A closer look suggests that while the level of required detail has been reduced, the reporting architecture — and the digital pathway — remain intact.
Density reduced, reporting model retained
Simplification primarily reduces the number of mandatory datapoints, streamlines certain granular breakdown requirements, and removes duplicative elements. In particular, some of the most detailed disclosure requirements — especially those that significantly increase the volume of reported information — have been moderated.
However, the core disclosure architecture of the ESRS remains unchanged: two cross-cutting standards, ten topical standards covering environmental, social, and governance matters, and a framework grounded in double materiality.
Simplification lowers the level of prescriptive detail, but it does not redesign the reporting model embedded in the ESRS. Companies must still organize sustainability data in line with the structure of the standard and ensure coherence across governance, strategy, risk management, and metrics.
Transformation continues beyond thresholds
Even where scope thresholds change, investor expectations and value chain pressures continue to drive structured sustainability reporting. Many companies outside mandatory scope may still report voluntarily to meet stakeholder expectations or maintain comparability within their sector.
Organizations must therefore continue designing data collection processes aligned with the ESRS model and integrating sustainability disclosures into annual reporting cycles. Fragmentation of ESG data and late-stage reconciliation between sustainability and financial reporting remain key implementation risks.
Simplification moderates the volume and granularity of disclosures. It does not eliminate the structural transformation required to follow the standard.

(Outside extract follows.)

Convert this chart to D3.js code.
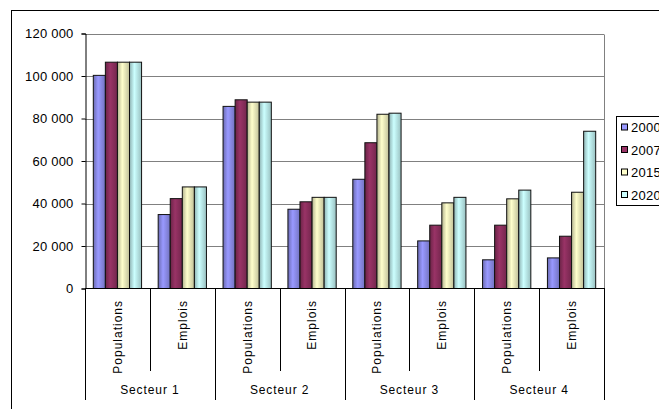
<!DOCTYPE html>
<html>
<head>
<meta charset="utf-8">
<script src="https://cdn.jsdelivr.net/npm/d3@7"></script>
<style>
html,body{margin:0;padding:0;background:#fff;}
svg{display:block;font-family:"Liberation Sans",Arial,sans-serif;}
</style>
</head>
<body>
<svg id="chart" width="659" height="409"></svg>
<script>
const sectors = ["Secteur 1","Secteur 2","Secteur 3","Secteur 4"];
const subCategories = ["Populations","Emplois"];
const years = ["2000","2007","2015","2020"];
const v2000 = [100300, 34800, 85700, 37300, 51400, 22400, 13500, 14400];
const v2007 = [106500, 42300, 88800, 40800, 68600, 29800, 29800, 24600];
const v2015 = [106500, 47800, 87700, 42900, 82000, 40300, 42200, 45300];
const v2020 = [106500, 47800, 87700, 42900, 82500, 42900, 46300, 74000];
const yTicks = [0, 20000, 40000, 60000, 80000, 100000, 120000];
const yTickLabels = ["0","20 000","40 000","60 000","80 000","100 000","120 000"];
const colors = ["#9999ff","#993366","#ffffcc","#ccffff"];

const series = [v2000, v2007, v2015, v2020];
const cats = [];
sectors.forEach((s,i)=>subCategories.forEach((c,j)=>cats.push({key:s+"|"+c, sector:s, sub:c, idx:i*2+j})));

const svg = d3.select("#chart");
const L = 85, R = 604, T = 33.5, B = 288.5;

// outer frame
svg.append("rect").attr("x",11.5).attr("y",10.5).attr("width",720).attr("height",460)
  .attr("fill","#fff").attr("stroke","#000").attr("stroke-width",1);

const defs = svg.append("defs");
colors.forEach((c,i)=>{
  const g = defs.append("linearGradient").attr("id","g"+i).attr("x1","0").attr("x2","1").attr("y1","0").attr("y2","0");
  g.append("stop").attr("offset","0%").attr("stop-color",d3.rgb(c).darker(1.0));
  g.append("stop").attr("offset","40%").attr("stop-color",c);
  g.append("stop").attr("offset","100%").attr("stop-color",d3.rgb(c).darker(0.8));
});

const x = d3.scaleBand().domain(cats.map(d=>d.key)).range([L, R]).padding(0);
const bw = x.bandwidth();
const xs = d3.scaleBand().domain(years).range([bw*0.128, bw*0.872]).padding(0);
const y = d3.scaleLinear().domain([0,120000]).range([B, T]);

// gridlines
svg.append("g").selectAll("line").data(yTicks.slice(1)).join("line")
  .attr("x1",L).attr("x2",R).attr("y1",d=>Math.round(y(d))+0.5).attr("y2",d=>Math.round(y(d))+0.5)
  .attr("stroke","#808080").attr("stroke-width",1);
// plot right border
svg.append("line").attr("x1",R+0.5).attr("x2",R+0.5).attr("y1",Math.round(y(120000))+0.5).attr("y2",B)
  .attr("stroke","#808080");

// bars
const gBars = svg.append("g");
cats.forEach(c=>{
  years.forEach((yr,si)=>{
    const val = series[si][c.idx];
    gBars.append("rect")
      .attr("x", x(c.key)+xs(yr))
      .attr("y", y(val))
      .attr("width", xs.bandwidth())
      .attr("height", B - y(val))
      .attr("fill","url(#g"+si+")")
      .attr("stroke","#111").attr("stroke-width",1);
  });
});

// y axis
const yAxis = d3.axisLeft(y).tickValues(yTicks).tickSize(4).tickPadding(8)
  .tickFormat((d,i)=>yTickLabels[i]);
const ga = svg.append("g").attr("transform",`translate(${L+0.5},0)`).call(yAxis);
ga.select(".domain").attr("stroke","#000");
ga.selectAll(".tick line").attr("stroke","#000");
ga.selectAll("text").attr("font-size","13px").attr("letter-spacing","0.2px")
  .attr("font-family","'Liberation Sans',Arial,sans-serif").attr("fill","#000");

// x axis line
svg.append("line").attr("x1",L).attr("x2",R+1).attr("y1",B).attr("y2",B).attr("stroke","#000");

// category boundary lines
const bounds = d3.range(cats.length+1);
svg.append("g").selectAll("line").data(bounds).join("line")
  .attr("x1",i=>Math.round(L + i*bw)+0.5).attr("x2",i=>Math.round(L + i*bw)+0.5)
  .attr("y1",B).attr("y2",i=> i%2===0 ? 400 : 371)
  .attr("stroke","#000");

// sub category labels
svg.append("g").selectAll("text").data(cats).join("text")
  .attr("transform",d=>`translate(${x(d.key)+bw/2},300) rotate(-90)`)
  .attr("text-anchor","end").attr("dy","0.36em")
  .attr("font-size","12px").attr("letter-spacing","1px")
  .text(d=>d.sub);

// sector labels
const xSector = d3.scaleBand().domain(sectors).range([L,R]).padding(0);
svg.append("g").selectAll("text").data(sectors).join("text")
  .attr("x",d=>xSector(d)+xSector.bandwidth()/2).attr("y",390).attr("dy","0.36em")
  .attr("text-anchor","middle").attr("font-size","12px").attr("letter-spacing","0.9px")
  .text(d=>d);

// legend
const lg = svg.append("g");
lg.append("rect").attr("x",616.5).attr("y",116.5).attr("width",100).attr("height",89)
  .attr("fill","#fff").attr("stroke","#000");
const ly = d3.scalePoint().domain(years).range([127.5,195]);
years.forEach((yr,i)=>{
  lg.append("rect").attr("x",621.5).attr("y",ly(yr)-3.5).attr("width",6).attr("height",6)
    .attr("fill",colors[i]).attr("stroke","#000");
  lg.append("text").attr("x",631).attr("y",ly(yr)).attr("dy","0.36em")
    .attr("font-size","13px").attr("letter-spacing","0.3px").text(yr);
});
</script>
</body>
</html>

What XBRL tagging means in practice
The digital dimension of ESRS reporting is equally important. XBRL tagging refers to the process of digitally marking up disclosures so that each reported concept — whether a metric, narrative element, or target — is linked to a standardized taxonomy.
This structured tagging makes sustainability disclosures machine-readable. Instead of remaining confined to static documents, disclosures can be automatically extracted, compared across companies, integrated into analytical systems, and supervised more efficiently by regulators.
Within the CSRD framework, digital tagging supports the broader objectives of transparency, accessibility, and comparability across the European market. It strengthens consistency and enables analysis at scale, including through artificial intelligence systems.
Digital tagging does not change the content of the ESRS. It changes how that content is structured and consumed.
The digital timeline remains
Amendments to the ESEF Regulation are expected to introduce mandatory XBRL tagging of sustainability disclosures for the first wave of companies around financial year 2026 or 2027, subject to final regulatory adoption.
Simplification does not alter this trajectory. The objective of creating machine-readable sustainability reporting across the EU remains firmly embedded in the regulatory pathway.
Once adopted, companies will need to digitally represent the reporting model of the ESRS through structured tagging and validation. Aligning internal processes with the disclosure architecture of the standard reduces duplication and mitigates implementation risk.
Simplification lowers the amount of prescriptive detail. It does not postpone the structured future of sustainability reporting.